Google has said that one of BigTable’s bigger clusters manages as much as 6 petabytes of data across thousands of servers. “Oracle would tell you that with the right degree of hardware and the right configuration of Oracle RAC (Real Application Clusters) and other associated magic software, you can achieve the same scalability. But at what cost?” asks Javier Soltero, CTO of SpringSource.
They beat performance bottlenecks. By sidestepping the time-consuming toil of translating Web or Java apps and data into a SQL-friendly format, NoSQL architectures perform much faster, say proponents.
“SQL is an awkward fit for procedural code, and almost all code is procedural,” said Curt Monash, an independent database analyst and blogger. For data upon which users expect to do heavy, repeated manipulations, the cost of mapping data into SQL is “well worth paying … But when your database structure is very, very simple, SQL may not seem that beneficial.”
Raffaele Sena, a senior computer scientist at Adobe Systems Inc., said that when Adobe relaunched its ConnectNow Web collaboration service a year and a half ago, it decided against using a relational database for just the reason raised by Monash.
Adobe uses Java clustering software from Terracotta Inc. to manage data in Java formats, which Sena says is key to boosting ConnectNow’s performance two to three times over the prior version.
“The system would have been more complex and harder to develop using a relational database,” he said.
Another project, MongoDB, calls itself a “document-oriented” database because of its native storage of object-style data.
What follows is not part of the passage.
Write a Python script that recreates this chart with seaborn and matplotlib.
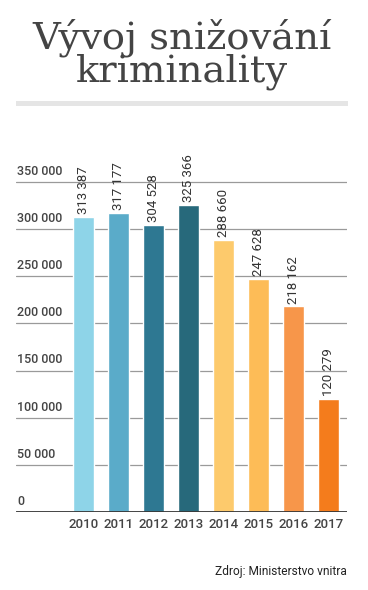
import matplotlib
matplotlib.use("Agg")
import matplotlib.pyplot as plt
import seaborn as sns
import pandas as pd

years = ["2010", "2011", "2012", "2013", "2014", "2015", "2016", "2017"]
crimes = [313387, 317177, 304528, 325366, 288660, 247628, 218162, 120279]
bar_colors = ["#8ed4e8", "#5aabc9", "#2e7892", "#27697b",
              "#fdca6c", "#fdbc57", "#f7964a", "#f47c1c"]
y_ticks = [0, 50000, 100000, 150000, 200000, 250000, 300000, 350000]

title = "Vývoj snižování\nkriminality"
source = "Zdroj: Ministerstvo vnitra"


def fmt(v):
    return f"{v:,}".replace(",", " ")


sns.set_theme(style="white")
plt.rcParams["font.family"] = ["Roboto", "DejaVu Sans"]

df = pd.DataFrame({"year": years, "crimes": crimes})

W, H = 368, 590
fig = plt.figure(figsize=(W / 100, H / 100), dpi=100)
fig.patch.set_facecolor("white")

# plot area in pixel coords
left, right, top, bottom = 16, 347, 140, 512
ax = fig.add_axes([left / W, 1 - bottom / H, (right - left) / W, (bottom - top) / H])

sns.barplot(data=df, x="year", y="crimes", hue="year", palette=bar_colors,
            width=0.6, legend=False, ax=ax, saturation=1)

ymax = 350000 + (182 - top) / ((bottom - 182) / 350000)
ax.set_ylim(0, ymax)
ax.set_xlim(-1.93, 7.53)

for t in y_ticks[1:]:
    ax.axhline(t, color="#9a9a9a", lw=0.9, zorder=0)
ax.axhline(0, color="#333333", lw=2, zorder=3)

for t in y_ticks:
    ax.annotate(fmt(t), xy=(0, t), xycoords=("axes fraction", "data"),
                xytext=(1, 3), textcoords="offset points",
                ha="left", va="bottom", fontsize=9, color="#444444",
                fontweight="medium")

for i, v in enumerate(crimes):
    ax.annotate(fmt(v), xy=(i, v), xytext=(0, 2), textcoords="offset points",
                rotation=90, ha="center", va="bottom", fontsize=9.5,
                color="#333333")

sns.despine(ax=ax, left=True, bottom=True)
ax.set_yticks([])
ax.set_xlabel("")
ax.set_ylabel("")
ax.tick_params(axis="x", length=0, pad=4, labelsize=9.5, labelcolor="#444444")
for lab in ax.get_xticklabels():
    lab.set_fontweight("medium")

# title
fig.text(182 / W, 1 - 82 / H, title, ha="center", va="baseline",
         multialignment="center", linespacing=0.88,
         family="DejaVu Serif", fontsize=27.7, color="#444444")

# separator bar
fig.add_artist(plt.Rectangle((16 / W, 1 - 106 / H), 332 / W, 5 / H,
                             transform=fig.transFigure, color="#e5e5e5", lw=0))

fig.text(347 / W, 1 - 572 / H, source, ha="right", va="center",
         fontsize=8.6, color="#222222")

fig.savefig("out.png", dpi=100, facecolor="white")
No overkill. While conceding that relational databases offer an unparalleled feature set and a rock-solid reputation for data integrity, NoSQL proponents say this can be too much for their needs.
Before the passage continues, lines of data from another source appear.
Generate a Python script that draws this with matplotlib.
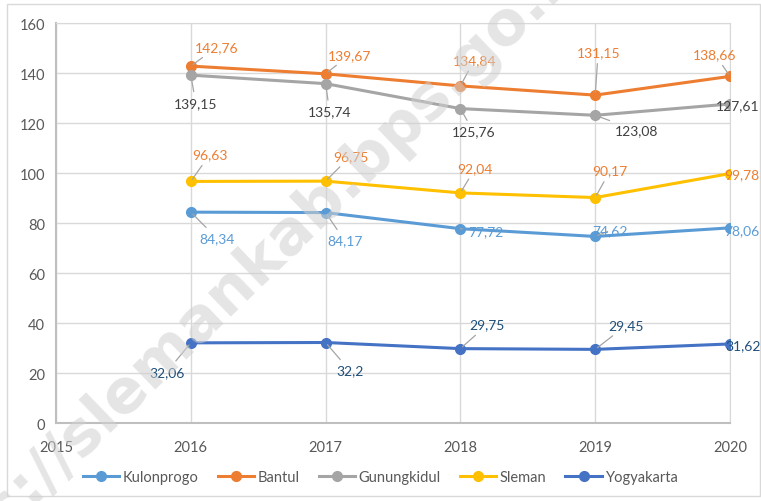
import matplotlib
matplotlib.use("Agg")
import matplotlib.pyplot as plt
from matplotlib.patches import Rectangle

years = [2016, 2017, 2018, 2019, 2020]
kulonprogo = [84.34, 84.17, 77.72, 74.62, 78.06]
bantul = [142.76, 139.67, 134.84, 131.15, 138.66]
gunungkidul = [139.15, 135.74, 125.76, 123.08, 127.61]
sleman = [96.63, 96.75, 92.04, 90.17, 99.78]
yogyakarta = [32.06, 32.2, 29.75, 29.45, 31.62]
series_names = ["Kulonprogo", "Bantul", "Gunungkidul", "Sleman", "Yogyakarta"]
xticks = [2015, 2016, 2017, 2018, 2019, 2020]
yticks = [0, 20, 40, 60, 80, 100, 120, 140, 160]

plt.rcParams['font.family'] = ['Lato', 'DejaVu Sans']

line_colors = ["#5B9BD5", "#ED7D31", "#A5A5A5", "#FFC000", "#4472C4"]
label_colors = ["#5B9BD5", "#ED7D31", "#404040", "#ED7D31", "#1F4E79"]

# label offsets in pixels (dx, dy) relative to point, and whether to draw leader
offsets = {
    "Kulonprogo": [(26, -26, True), (19, -28, True), (25, -2, True), (15, 6, True), (12, -2, False)],
    "Bantul": [(26, 19, True), (24, 19, True), (14, 26, True), (3, 43, True), (-15, 22, True)],
    "Gunungkidul": [(5, -28, True), (4, -28, True), (13, -23, True), (41, -15, True), (8, -1, False)],
    "Sleman": [(19, 27, True), (25, 25, True), (15, 25, True), (15, 27, True), (12, -1, False)],
    "Yogyakarta": [(-24, -29, True), (24, -28, True), (27, 24, True), (31, 24, True), (13, -1, False)],
}

fig = plt.figure(figsize=(7.61, 5.02), dpi=100)
fig.patches.append(Rectangle((7/761, 5/502), 753/761, 492/502, transform=fig.transFigure,
                             fill=False, edgecolor="#D9D9D9", lw=1))
ax = fig.add_axes([56/761, 1-424/502, (730-56)/761, (424-24)/502])

data = [kulonprogo, bantul, gunungkidul, sleman, yogyakarta]
for name, vals, lc, tc in zip(series_names, data, line_colors, label_colors):
    ax.plot(years, vals, color=lc, lw=2.2, marker='o', markersize=7, label=name, zorder=3)
    for x, v, (dx, dy, lead) in zip(years, vals, offsets[name]):
        txt = f"{v:g}".replace('.', ',')
        kw = dict(xytext=(dx, dy), textcoords='offset pixels', ha='center', va='center',
                  fontsize=10, color=tc, zorder=4, annotation_clip=False)
        if lead:
            kw['arrowprops'] = dict(arrowstyle='-', color='#A5A5A5', lw=0.9,
                                    shrinkA=2, shrinkB=2)
        ax.annotate(txt, (x, v), **kw)

ax.set_xlim(2015, 2020)
ax.set_ylim(0, 160)
ax.set_xticks(xticks)
ax.set_yticks(yticks)
ax.grid(True, color="#D9D9D9", lw=1)
ax.set_axisbelow(True)
ax.tick_params(length=0, labelsize=10.5, labelcolor="#595959", pad=8)
ax.tick_params(axis='x', pad=12)
for s in ['top', 'right']:
    ax.spines[s].set_color("#D9D9D9")
for s in ['left', 'bottom']:
    ax.spines[s].set_color("#BFBFBF")
    ax.spines[s].set_linewidth(1.5)

leg = fig.legend(loc='center', bbox_to_anchor=(0.5, 1-478/502), ncol=5, frameon=False,
                 fontsize=10.5, handlelength=2.5, columnspacing=1.3, handletextpad=0.25,
                 labelcolor="#595959")

fig.text(236/761, 1-284/502, "https://slemankab.bps.go.id", rotation=44, fontsize=44,
         fontweight='bold', color="#D0D0D0", alpha=0.55, ha='center', va='center',
         rotation_mode='anchor', zorder=10, family='DejaVu Sans')

fig.savefig("out.png", dpi=100)
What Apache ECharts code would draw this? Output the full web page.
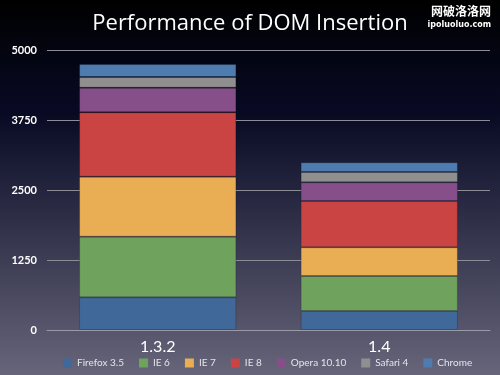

Take Adobe’s ConnectNow, which, even without a database, makes three copies of users’ session data while they are online — data that is mostly deleted after logoff, said Sena.
“We didn’t need a database since the best representation of the data was already in memory,” he said.
Support by bootstrap. Because they are open source, NoSQL alternatives lack vendors offering formal support. That’s no deal breaker to most proponents, who are plugged closely into this Silicon Valley-centric community and are thus comfortable with the bootstrap approach.
But some admitted that working without a formal “throat to choke” when things go wrong was scary, at least for their managers.
“We did have to do some selling,” admitted Adobe’s Sena. “But basically after they saw our first prototype was working, we were able to convince the higher-ups that this was the right way to go.”
Despite their huge promise, most enterprises needn’t worry that they are missing out just yet, said Monash.
“Most large enterprises have an established way of doing OLTP [online transaction processing], probably via relational database management systems. Why change?” he said. MapReduce and similar BI-oriented projects “may be useful for enterprises. But where it is, it probably should be integrated into an analytic DBMS [database management system.]”
Even NoSQL’s organizer, Oskarsson, admits that his company, Last.fm, has yet to move to a NoSQL alternative for production, instead relying on open-source databases. He agrees that a revolution, for now, remains on hold.
“It’s true that [NoSQL] aren’t relevant right now to mainstream enterprises,” Oskarsson said, “but that might change one to two years down the line.”